Admittedly, these dulce de leche-lined pionono are easy to love–they're quick and simple to make, and of course filled with dulce de leche. Made with everyday ingredients, Pionono can be filled with things either savory or sweet, and make the perfect take-along to a party. They are great with coffee in the morning, or dessert in the evening. And you don't even have to be genetically predisposed to like Pionono, I think this photo says it all, don't you?
Find me on facebook: Rebecca Caro/Fans of From Argentina With Love and on twitter: RebeccaCaro or send me an email to get my monthly newsletter: email@example.com Additional photos on flickr–From Argentina With Love.
5 tablespoons sugar
1 teaspoon honey
5 tablespoons flour
Preheat the oven to 400 degrees Fahrenheit. In a stand mixer, put the eggs, sugar, and honey, and beat on high speed for 8 to 10 minutes. Meanwhile, line a rimmed cookie sheet with parchment paper and grease with butter or spray with cooking spray.
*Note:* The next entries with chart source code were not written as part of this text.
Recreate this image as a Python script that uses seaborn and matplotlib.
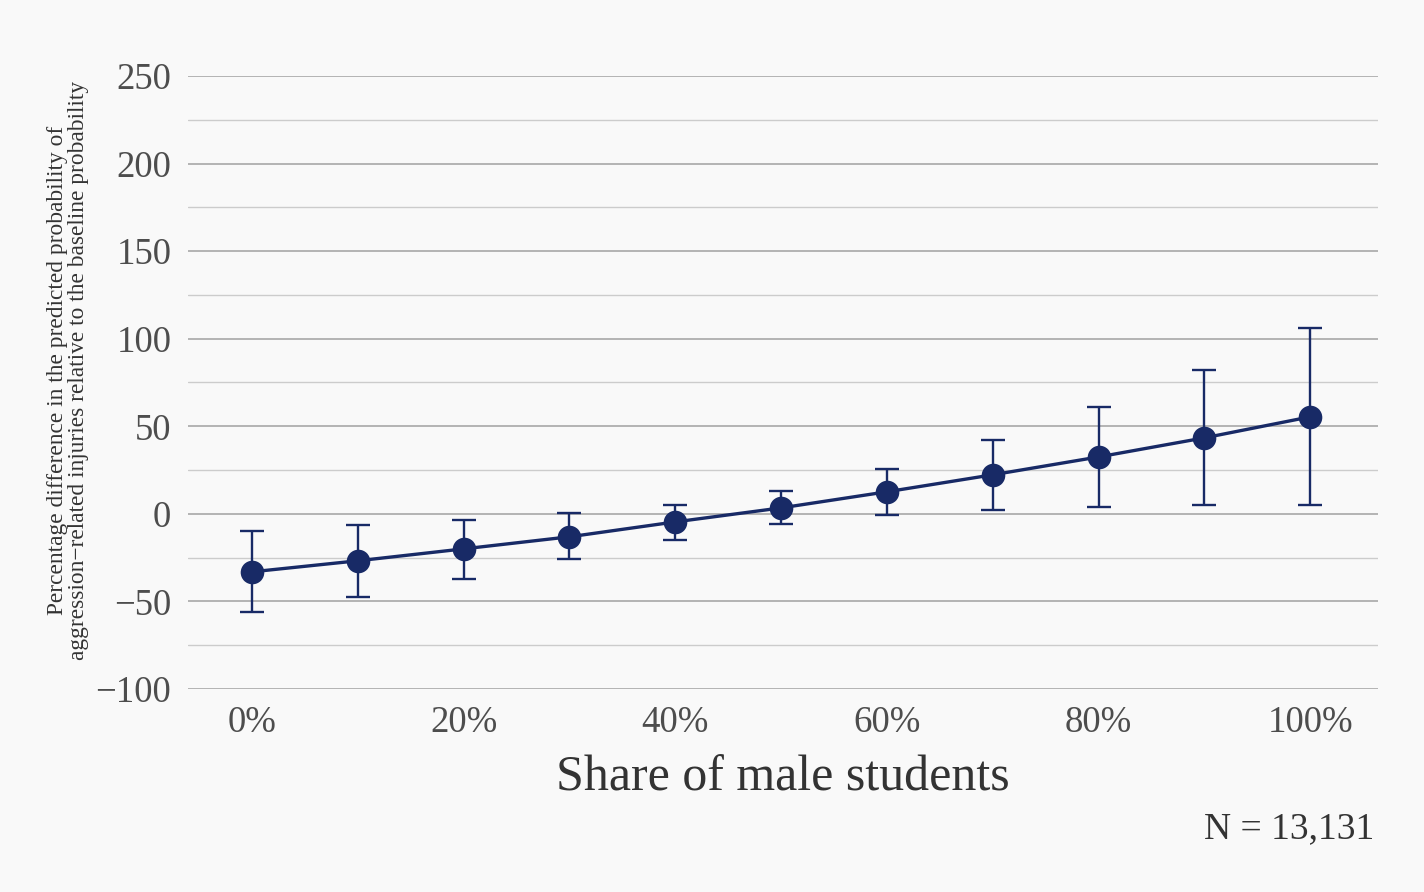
import pandas as pd
import matplotlib.pyplot as plt
import seaborn as sns

# share of male students (percent) and estimated effect with CI
share_male = [0, 10, 20, 30, 40, 50, 60, 70, 80, 90, 100]
estimate = [-33.1, -26.8, -20.0, -13.1, -4.6, 3.4, 12.6, 22.3, 32.5, 43.4, 55.4]
ci_upper = [-9.7, -6.3, -3.4, 0.6, 5.1, 13.1, 25.7, 42.3, 61.1, 82.2, 106.2]
ci_lower = [-56.0, -47.4, -37.1, -25.7, -14.8, -5.7, -0.6, 2.3, 4.0, 5.1, 5.1]

x_ticks = [0, 20, 40, 60, 80, 100]
x_ticklabels = ['0%', '20%', '40%', '60%', '80%', '100%']
y_ticks = [-100, -50, 0, 50, 100, 150, 200, 250]

NAVY = '#182a66'
BG = '#f9f9f9'


def build_frame():
    df = pd.DataFrame({'share': share_male, 'est': estimate,
                       'lo': ci_lower, 'hi': ci_upper})
    return df


def plot_effects(df):
    sns.set_theme(style='white')
    plt.rcParams['font.family'] = ['Liberation Serif', 'DejaVu Serif']
    fig = plt.figure(figsize=(14.24, 8.92), dpi=100, facecolor=BG)
    ax = fig.add_axes([0.132, 0.2276, 0.8357, 0.6872])
    ax.set_facecolor(BG)

    # gridlines: major every 50, minor every 25
    for v in range(-100, 251, 25):
        major = v % 50 == 0
        ax.axhline(v, color='#a8a8a8' if major else '#cccccc',
                   lw=1.2 if major else 1.0, zorder=0)

    ax.errorbar(df['share'], df['est'],
                yerr=[df['est'] - df['lo'], df['hi'] - df['est']],
                fmt='none', ecolor=NAVY, elinewidth=1.7, capsize=8.5,
                capthick=1.7, zorder=2)
    sns.lineplot(data=df, x='share', y='est', ax=ax, color=NAVY, lw=2.4,
                 marker='o', markersize=17, markeredgewidth=0, zorder=3)

    ax.set_xlim(-6.05, 106.4)
    ax.set_ylim(-100, 250)
    ax.set_xticks(x_ticks)
    ax.set_xticklabels(x_ticklabels)
    ax.set_yticks(y_ticks)
    ax.set_yticklabels([str(v).replace('-', '\u2212') for v in y_ticks])
    ax.tick_params(axis='both', length=0, labelsize=26.5, colors='#4d4d4d')
    ax.tick_params(axis='y', pad=12)
    ax.tick_params(axis='x', pad=12)
    for s in ax.spines.values():
        s.set_visible(False)

    ax.set_xlabel('Share of male students', fontsize=36, color='#333333',
                  labelpad=11)
    ax.set_ylabel('Percentage difference in the predicted probability of\n'
                  'aggression\u2212related injuries relative to the baseline probability',
                  fontsize=16.8, color='#333333', labelpad=5, linespacing=1.0)
    ax.yaxis.label.set_y(0.52)
    fig.text(0.965, 0.071, 'N = 13,131', ha='right', va='center',
             fontsize=27, color='#333333')
    fig.savefig('out.png', dpi=100, facecolor=BG)


if __name__ == "__main__":
    data = build_frame()
    plot_effects(data)
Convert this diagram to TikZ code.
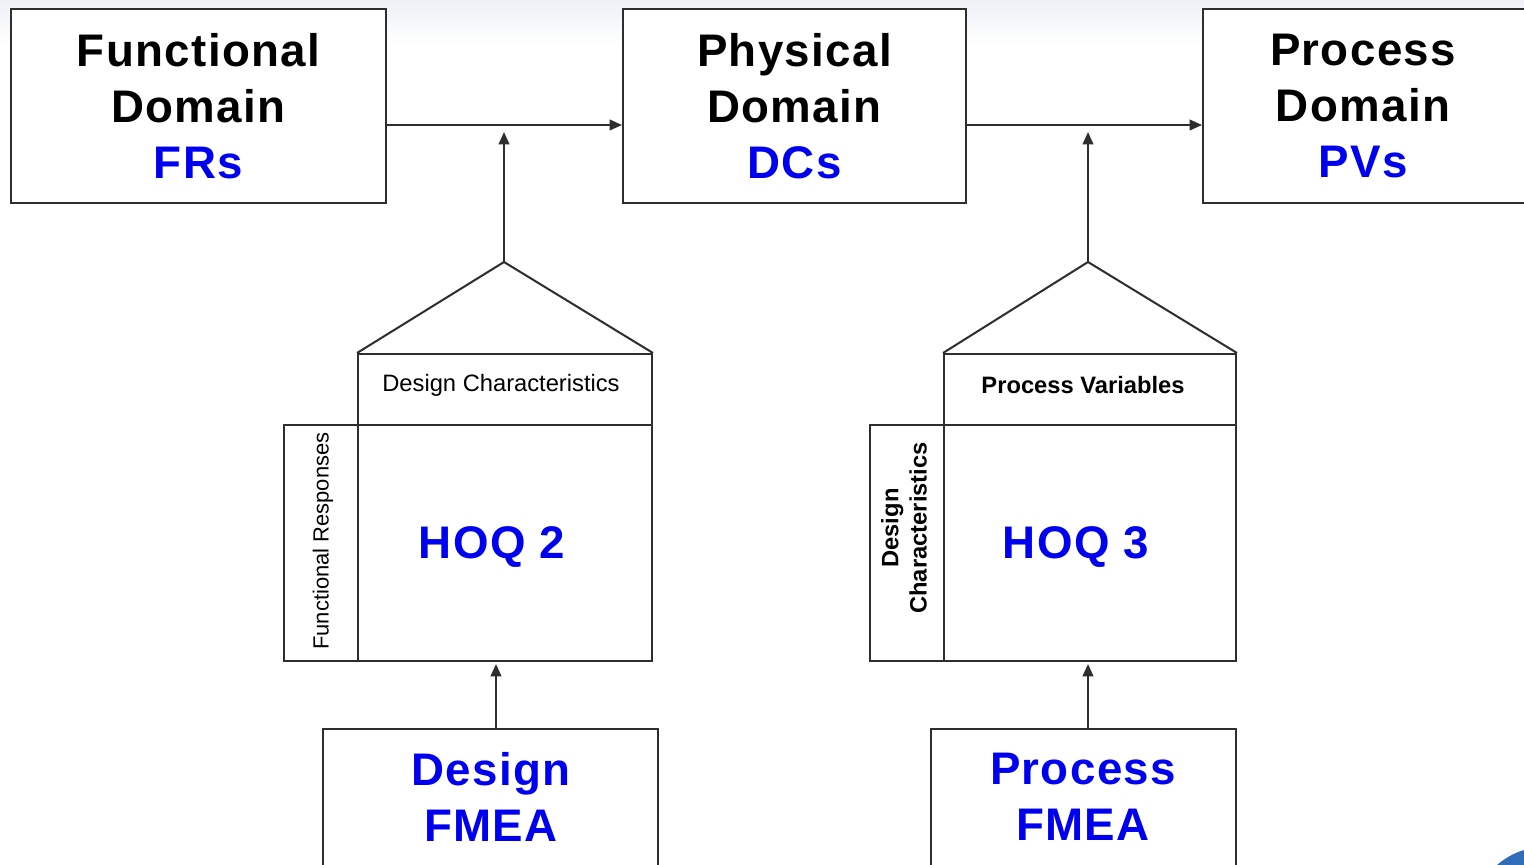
\documentclass[tikz,border=0pt]{standalone}
\usepackage{fontspec}
\setmainfont{Liberation Sans}
\usetikzlibrary{arrows.meta,calc}
\definecolor{linegray}{HTML}{2E2E2E}
\definecolor{hoqblue}{HTML}{0000F0}
\definecolor{skytint}{HTML}{EDF1F6}
\definecolor{swoosh}{HTML}{2F6DB8}
\begin{document}
\begin{tikzpicture}[x=0.02cm,y=-0.02cm,
  box/.style={draw=linegray,line width=1.15pt,fill=white,inner sep=0pt},
  big/.style={font=\bfseries\fontsize{26}{32}\selectfont\addfontfeature{LetterSpace=3},align=center},
  small/.style={font=\fontsize{13.5}{16}\selectfont,align=center},
  smallbold/.style={font=\bfseries\fontsize{13.5}{16}\selectfont,align=center},
  arr/.style={draw=linegray,line width=1.15pt,-{Triangle[length=7pt,width=6pt]}},
  ln/.style={draw=linegray,line width=1.15pt}]

\useasboundingbox (0,0) rectangle (1524,865);

% faint tint along the top edge and the corner ornament
\shade[top color=skytint,bottom color=white] (0,0) rectangle (1524,45);
\fill[swoosh] (1497,865) .. controls (1505,858) and (1514,853) .. (1524,850) -- (1524,865) -- cycle;

% domains
\node[box,big,minimum width=7.5cm,minimum height=3.88cm] (fd) at (198.5,106)
  {Functional\\Domain\\\textcolor{hoqblue}{FRs}};
\node[box,big,minimum width=6.86cm,minimum height=3.88cm] (pd) at (794.5,106)
  {Physical\\Domain\\\textcolor{hoqblue}{DCs}};
\node[box,minimum width=6.54cm,minimum height=3.88cm] (prd) at (1366.5,106) {};
\node[big] (prdtxt) at (1363,106) {Process\\Domain\\\textcolor{hoqblue}{PVs}};

\draw[arr] ([yshift=-0.38cm]fd.east) -- ([yshift=-0.38cm]pd.west);
\draw[arr] ([yshift=-0.38cm]pd.east) -- ([yshift=-0.38cm]prd.west);

% house of quality 2
\node[box,minimum width=5.88cm,minimum height=1.42cm] (h2top) at (505,389.5) {};
\node[small] (h2toptxt) at (501,385) {Design Characteristics};
\node[box,minimum width=1.48cm,minimum height=4.72cm] (h2side) at (321,543) {};
\node[box,minimum width=5.88cm,minimum height=4.72cm] (h2main) at (505,543) {};
\node[small,rotate=90,font=\fontsize{12.5}{15}\selectfont] (h2sidetxt) at (323,541) {Functional Responses};
\node[big,text=hoqblue] (h2txt) at (492,547) {HOQ 2};
\coordinate (h2apex) at (504,262);
\coordinate (h2tip) at (504,132);
\draw[ln] (h2top.north west) -- (h2apex) -- (h2top.north east);
\draw[arr] (h2apex) -- (h2tip);

% house of quality 3
\node[box,minimum width=5.84cm,minimum height=1.42cm] (h3top) at (1090,389.5) {};
\node[smallbold] (h3toptxt) at (1083,385) {Process Variables};
\node[box,minimum width=1.48cm,minimum height=4.72cm] (h3side) at (907,543) {};
\node[box,minimum width=5.84cm,minimum height=4.72cm] (h3main) at (1090,543) {};
\node[smallbold,rotate=90] (h3sidetxt) at (904,528) {Design\\Characteristics};
\node[big,text=hoqblue] (h3txt) at (1076,547) {HOQ 3};
\coordinate (h3apex) at (1088,262);
\coordinate (h3tip) at (1088,132);
\draw[ln] (h3top.north west) -- (h3apex) -- (h3top.north east);
\draw[arr] (h3apex) -- (h3tip);

% FMEA inputs
\node[box,minimum width=6.7cm,minimum height=3.02cm] (dfmea) at (490.5,804.5) {};
\node[big,text=hoqblue] (dfmeatxt) at (491,797) {Design\\FMEA};
\node[box,minimum width=6.1cm,minimum height=3.02cm] (pfmea) at (1083.5,804.5) {};
\node[big,text=hoqblue] (pfmeatxt) at (1083,797) {Process\\FMEA};

\draw[arr] ([xshift=0.11cm]dfmea.north) -- ([xshift=0.11cm,yshift=-0.04cm]dfmea.north |- h2main.south);
\draw[arr] ([xshift=0.09cm]pfmea.north) -- ([xshift=0.09cm,yshift=-0.04cm]pfmea.north |- h3main.south);
\end{tikzpicture}
\end{document}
After 8 minutes, you should have a fluffy batter. Add the flour in all at once and beat for one minute more, until incorporated. Pour the batter onto the cookie sheet and spread gently with a spatula (you don't want to de-fluff the batter!) Make an even layer covering the cookie sheet. Place in the oven for 6 minutes.
Dampen a cotton or linen (not terry-cloth) towel and put it flat on the counter. Sprinkle it lightly with sugar. Lift the parchment paper off of the cookie sheet, and lay the pionono face down on the wet towel, paper-side up. Carefully peel the corner of the paper off, and continue, careful not to rip the pionono, until the paper has been removed. You may rub the paper with a wet washcloth to help detach it. Fill as below or as desired. Starting at one end, roll carefully until you reach the other end (too long on the wet towel is not good) and slice. Arrange on a plate to serve.
Dulce de leche filling: Using either homemade or store-bought dulce de leche, spread a 1/4 inch thick layer of dulce de leche on the sponge cake before rolling.